みずがきやま

バースデー・ランチに神楽坂へでかけた。

夫はなんと六十代最後の年になってしまった!

 

神楽坂には、夫の親友の娘(26)が最近住みはじめ、ハッピー・バースデイのラインを届けてくれた彼女に「いま神楽坂のレストランにいるよ」と返信すると、何時何分にお母さんと飯田橋の駅に着きます、と書いてくる。

娘はうちの娘(27)と一歳差で、お互いに一人っ子なので、子どものころは5月の連休、8月のお盆休みは山へ行ったりして一緒に過ごした。

まだゴールデン・リトリバー犬のブックが元気で、ギンという猫もいたころで、泊りがけで出かけるときは二頭を連れて行くか、だれかに頼んで出かけなくてはならなかった。

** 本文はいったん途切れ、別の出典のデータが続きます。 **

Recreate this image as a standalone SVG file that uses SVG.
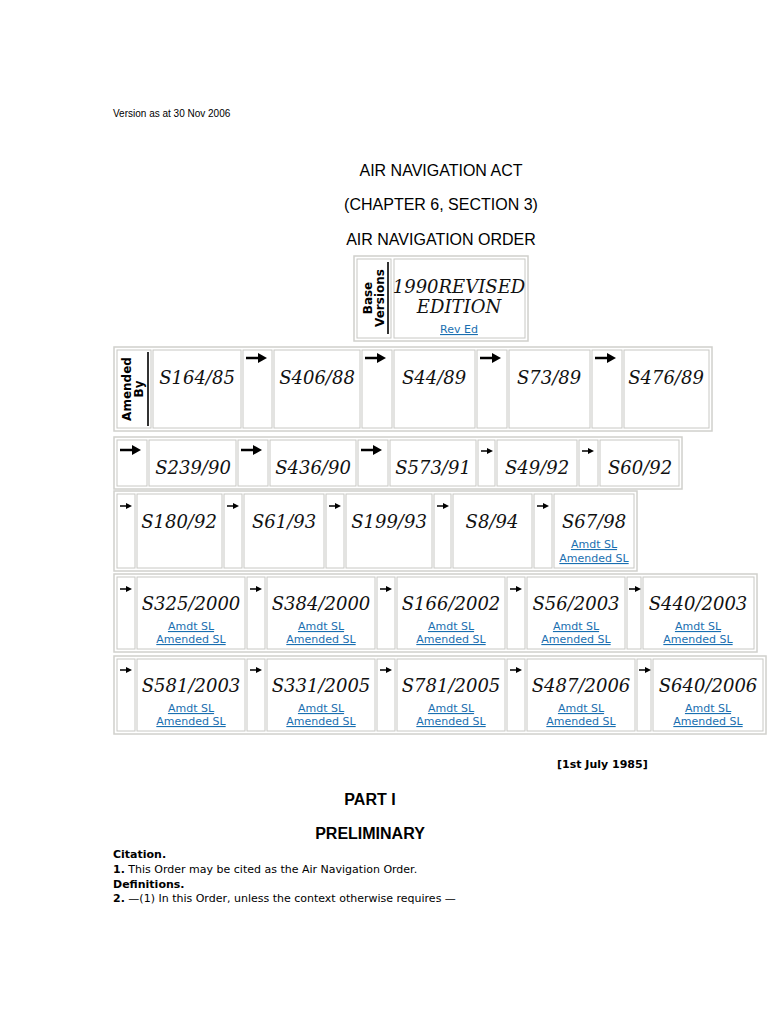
<svg xmlns="http://www.w3.org/2000/svg" width="768" height="1024" viewBox="0 0 768 1024">
<style>
.t{fill:#fff;stroke:#d0d0cc;stroke-width:1.5}
.c{fill:#fff;stroke:#c8c8c4;stroke-width:1}
.s{font-family:"DejaVu Serif",serif;font-style:italic;font-size:18px;fill:#111;text-anchor:middle}
.l{font-family:"DejaVu Sans",sans-serif;font-size:11px;fill:#1a6fb0;text-anchor:middle;text-decoration:underline}
.h{font-family:"Liberation Sans",Arial,sans-serif;font-size:16px;fill:#000;text-anchor:middle}
.b{font-family:"DejaVu Sans",sans-serif;font-size:11px;fill:#000}
.v{font-family:"DejaVu Sans",sans-serif;font-weight:bold;font-size:12px;fill:#000;text-anchor:middle}
</style>
<defs>
<g id="ab"><line x1="0" y1="0" x2="16" y2="0" stroke="#000" stroke-width="2.5"/><path d="M12,-5 L21,0 L12,5 Z" fill="#000"/></g>
<g id="as"><line x1="0" y1="0" x2="8" y2="0" stroke="#000" stroke-width="1.5"/><path d="M6,-3 L12,0 L6,3 Z" fill="#000"/></g>
</defs>
<rect width="768" height="1024" fill="#fff"/>
<text x="113" y="117" font-family="Liberation Sans, sans-serif" font-size="10">Version as at 30 Nov 2006</text>
<text class="h" x="441" y="176">AIR NAVIGATION ACT</text>
<text class="h" x="441" y="210">(CHAPTER 6, SECTION 3)</text>
<text class="h" x="441" y="245">AIR NAVIGATION ORDER</text>

<g id="base">
<rect class="t" x="354" y="256" width="174" height="85"/>
<rect class="c" x="357" y="259" width="34" height="79"/>
<line x1="388" y1="262" x2="388" y2="334" stroke="#333" stroke-width="2"/>
<text class="v" transform="translate(372,298) rotate(-90)">Base</text>
<text class="v" transform="translate(384,298) rotate(-90)">Versions</text>
<rect class="c" x="394" y="259" width="131" height="79"/>
<text class="s" x="459" y="293" font-size="16">1990REVISED</text>
<text class="s" x="459" y="313" font-size="16">EDITION</text>
<text class="l" x="459" y="333">Rev Ed</text>
</g>

<g id="row1">
<rect class="t" x="114" y="347" width="598" height="84"/>
<rect class="c" x="117" y="350" width="34" height="78"/>
<line x1="148" y1="352" x2="148" y2="426" stroke="#333" stroke-width="2"/>
<text class="v" transform="translate(131,389) rotate(-90)">Amended</text>
<text class="v" transform="translate(143,389) rotate(-90)">By</text>
<rect class="c" x="153" y="350" width="88" height="78"/><text class="s" x="197" y="384">S164/85</text>
<rect class="c" x="243" y="350" width="29" height="78"/><use href="#ab" x="246" y="358"/>
<rect class="c" x="274" y="350" width="86" height="78"/><text class="s" x="317" y="384">S406/88</text>
<rect class="c" x="362" y="350" width="30" height="78"/><use href="#ab" x="365" y="358"/>
<rect class="c" x="394" y="350" width="81" height="78"/><text class="s" x="434" y="384">S44/89</text>
<rect class="c" x="477" y="350" width="30" height="78"/><use href="#ab" x="480" y="358"/>
<rect class="c" x="509" y="350" width="81" height="78"/><text class="s" x="549" y="384">S73/89</text>
<rect class="c" x="592" y="350" width="30" height="78"/><use href="#ab" x="595" y="358"/>
<rect class="c" x="624" y="350" width="85" height="78"/><text class="s" x="666" y="384">S476/89</text>
</g>

<g id="row2">
<rect class="t" x="114" y="437" width="568" height="52"/>
<rect class="c" x="117" y="440" width="30" height="46"/><use href="#ab" x="120" y="450"/>
<rect class="c" x="149" y="440" width="87" height="46"/><text class="s" x="193" y="474">S239/90</text>
<rect class="c" x="238" y="440" width="30" height="46"/><use href="#ab" x="241" y="450"/>
<rect class="c" x="270" y="440" width="86" height="46"/><text class="s" x="313" y="474">S436/90</text>
<rect class="c" x="358" y="440" width="30" height="46"/><use href="#ab" x="361" y="450"/>
<rect class="c" x="390" y="440" width="86" height="46"/><text class="s" x="433" y="474">S573/91</text>
<rect class="c" x="478" y="440" width="17" height="46"/><use href="#as" x="481" y="451"/>
<rect class="c" x="497" y="440" width="80" height="46"/><text class="s" x="537" y="474">S49/92</text>
<rect class="c" x="579" y="440" width="19" height="46"/><use href="#as" x="582" y="451"/>
<rect class="c" x="600" y="440" width="79" height="46"/><text class="s" x="640" y="474">S60/92</text>
</g>

<g id="row3">
<rect class="t" x="114" y="491" width="523" height="80"/>
<rect class="c" x="117" y="494" width="18" height="74"/><use href="#as" x="120" y="506"/>
<rect class="c" x="137" y="494" width="85" height="74"/><text class="s" x="179" y="528">S180/92</text>
<rect class="c" x="224" y="494" width="18" height="74"/><use href="#as" x="227" y="506"/>
<rect class="c" x="244" y="494" width="80" height="74"/><text class="s" x="284" y="528">S61/93</text>
<rect class="c" x="326" y="494" width="18" height="74"/><use href="#as" x="329" y="506"/>
<rect class="c" x="346" y="494" width="86" height="74"/><text class="s" x="389" y="528">S199/93</text>
<rect class="c" x="434" y="494" width="17" height="74"/><use href="#as" x="437" y="506"/>
<rect class="c" x="453" y="494" width="79" height="74"/><text class="s" x="492" y="528">S8/94</text>
<rect class="c" x="534" y="494" width="18" height="74"/><use href="#as" x="537" y="506"/>
<rect class="c" x="554" y="494" width="80" height="74"/><text class="s" x="594" y="528">S67/98</text>
<text class="l" x="594" y="548">Amdt SL</text><text class="l" x="594" y="562">Amended SL</text>
</g>

<g id="row4">
<rect class="t" x="114" y="574" width="643" height="78"/>
<rect class="c" x="117" y="577" width="18" height="72"/><use href="#as" x="120" y="589"/>
<rect class="c" x="137" y="577" width="108" height="72"/><text class="s" x="191" y="610">S325/2000</text>
<text class="l" x="191" y="630">Amdt SL</text><text class="l" x="191" y="643">Amended SL</text>
<rect class="c" x="247" y="577" width="18" height="72"/><use href="#as" x="250" y="589"/>
<rect class="c" x="267" y="577" width="108" height="72"/><text class="s" x="321" y="610">S384/2000</text>
<text class="l" x="321" y="630">Amdt SL</text><text class="l" x="321" y="643">Amended SL</text>
<rect class="c" x="377" y="577" width="18" height="72"/><use href="#as" x="380" y="589"/>
<rect class="c" x="397" y="577" width="108" height="72"/><text class="s" x="451" y="610">S166/2002</text>
<text class="l" x="451" y="630">Amdt SL</text><text class="l" x="451" y="643">Amended SL</text>
<rect class="c" x="507" y="577" width="18" height="72"/><use href="#as" x="510" y="589"/>
<rect class="c" x="527" y="577" width="98" height="72"/><text class="s" x="576" y="610">S56/2003</text>
<text class="l" x="576" y="630">Amdt SL</text><text class="l" x="576" y="643">Amended SL</text>
<rect class="c" x="627" y="577" width="14" height="72"/><use href="#as" x="629" y="589"/>
<rect class="c" x="643" y="577" width="111" height="72"/><text class="s" x="698" y="610">S440/2003</text>
<text class="l" x="698" y="630">Amdt SL</text><text class="l" x="698" y="643">Amended SL</text>
</g>

<g id="row5">
<rect class="t" x="114" y="656" width="652" height="78"/>
<rect class="c" x="117" y="659" width="18" height="72"/><use href="#as" x="120" y="670"/>
<rect class="c" x="137" y="659" width="108" height="72"/><text class="s" x="191" y="692">S581/2003</text>
<text class="l" x="191" y="712">Amdt SL</text><text class="l" x="191" y="725">Amended SL</text>
<rect class="c" x="247" y="659" width="18" height="72"/><use href="#as" x="250" y="670"/>
<rect class="c" x="267" y="659" width="108" height="72"/><text class="s" x="321" y="692">S331/2005</text>
<text class="l" x="321" y="712">Amdt SL</text><text class="l" x="321" y="725">Amended SL</text>
<rect class="c" x="377" y="659" width="18" height="72"/><use href="#as" x="380" y="670"/>
<rect class="c" x="397" y="659" width="108" height="72"/><text class="s" x="451" y="692">S781/2005</text>
<text class="l" x="451" y="712">Amdt SL</text><text class="l" x="451" y="725">Amended SL</text>
<rect class="c" x="507" y="659" width="18" height="72"/><use href="#as" x="510" y="670"/>
<rect class="c" x="527" y="659" width="108" height="72"/><text class="s" x="581" y="692">S487/2006</text>
<text class="l" x="581" y="712">Amdt SL</text><text class="l" x="581" y="725">Amended SL</text>
<rect class="c" x="637" y="659" width="14" height="72"/><use href="#as" x="639" y="670"/>
<rect class="c" x="653" y="659" width="110" height="72"/><text class="s" x="708" y="692">S640/2006</text>
<text class="l" x="708" y="712">Amdt SL</text><text class="l" x="708" y="725">Amended SL</text>
</g>

<text class="b" x="557" y="768" font-weight="bold">[1st July 1985]</text>
<text class="h" x="370" y="805" font-weight="bold">PART I</text>
<text class="h" x="370" y="839" font-weight="bold">PRELIMINARY</text>
<text class="b" x="113" y="858" font-weight="bold">Citation.</text>
<text class="b" x="113" y="873"><tspan font-weight="bold">1.</tspan> This Order may be cited as the Air Navigation Order.</text>
<text class="b" x="113" y="888" font-weight="bold">Definitions.</text>
<text class="b" x="113" y="902"><tspan font-weight="bold">2.</tspan> —(1) In this Order, unless the context otherwise requires —</text>
</svg>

夫の友達のMJは、犬にも猫にも一切興味を示さず、ワイフのほうも同様であったが、娘は二頭をかわいがってくれた。

 

どこかで入手したレストラン情報がメモに残っていたので、このレストランにしたのだが、う〜んもう一回行く気はないかな。

給仕が勘違いしている。

こういう勘違給仕がけっこういるな。

フレンチだからなのか?

フランスはえらいのか?

ミシュランに載っただとか、フランスの有名な雑誌に載っただとかでたいそう繁盛している店で家族三人で向かい合っている。

なぜか三人で食事に行くと夫がおとなしくなる。

娘もあまりしゃべらない。

だから、というわけではないが、MJ家とみずがきやま行ったよね、あれいつだっけ?

急に思い出してふる、中学のころ?

娘がいや小学校でしょ、中学になってからは行ってない、と言う。

中学三年間は館山合宿だから、と。

え、あれまだ小学生のころだった?えー?

そんなに小さかったのか。

みずがきやまは、娘の学校で行くことに決まった山で、それをMJに話すと、なぜだか興味を示して二家族で行くことになった、と記憶している。

「みずがきやま」で記憶をサーチすると、ゆるゆると、なにか通常の山登りではない出来事があったような・。

ふたりともまったく覚えていない。

MJは頭脳明晰で知られたひとだが、記憶力の点では大したことがない。

以前もフランスから来ていたCOUCOUと一緒に行った山スキーのことを覚えていなかった。

そもそも自分が山スキーにハマったことすら忘却しているのでがっかりした。

ストイックな彼の趣味が、登山やスキーから山スキーへと移って、大変なだけで面白くない山スキーがこれからの旅行に加わるのか、と思うと残念だったのでよく覚えているのだが。

 

登山道の入り口の駐車場に車を止めて、私とMJ妻はふたりで喫茶店にいるから、と父親➕娘✖️2を送り出した記憶。

茶店が開いていなかったような記憶。

そして、車で待ってようか、と駐車場に戻ると車のなかでうちの夫と娘が寝ていたような。

登ったのはMJとMJ娘だったような。

ちがうか?

登ったのはMJとうちの娘だったか?

うちの娘が足をくじいた・・?

それはない、と娘。

二家族で出かけた山で自分が怪我をした、などいやなのだ。

ちがうかな、と言うと少し考えてからおかあさんが合ってるかも、と言い出した。

 

家に帰って、昔の手帳をめくってみる。

2003年、二回みずがきに行っている。

一度目は5月のまさにその日、5月4日である。

二度目は7月、小学校の夏の行事であった。

うまくいっていない小学校の学校行事の本番の前にみずがきを体験させておくことは、良いような気がしたのだっけ。

そしていつもそうであったように私の目論見はハズレたのだった。

 

下山したMJがめずらしく登りにくいとかなんとか文句を言っていたような気がする。

みずがきやまは、登りにくくなぜ小学校の夏の行事に選ばれたのかわけがわからん、というようなことを。

手帳をさらさらと読んでいると、いろいろなことが書いてある。

もう亡くなった友だちのこと、日本に帰ってきてから娘の不適応に悩み、ライフプランニングセンターで帰国子女の問題に取り組んでいたメモが書いてある。

私はまだ玉川大の通信の学生であり、資格のための勉強をしていた。

夫は海外出張が多く、不在がちであった。

16年前、夫はまだ五十代であり、私は四十九歳であった。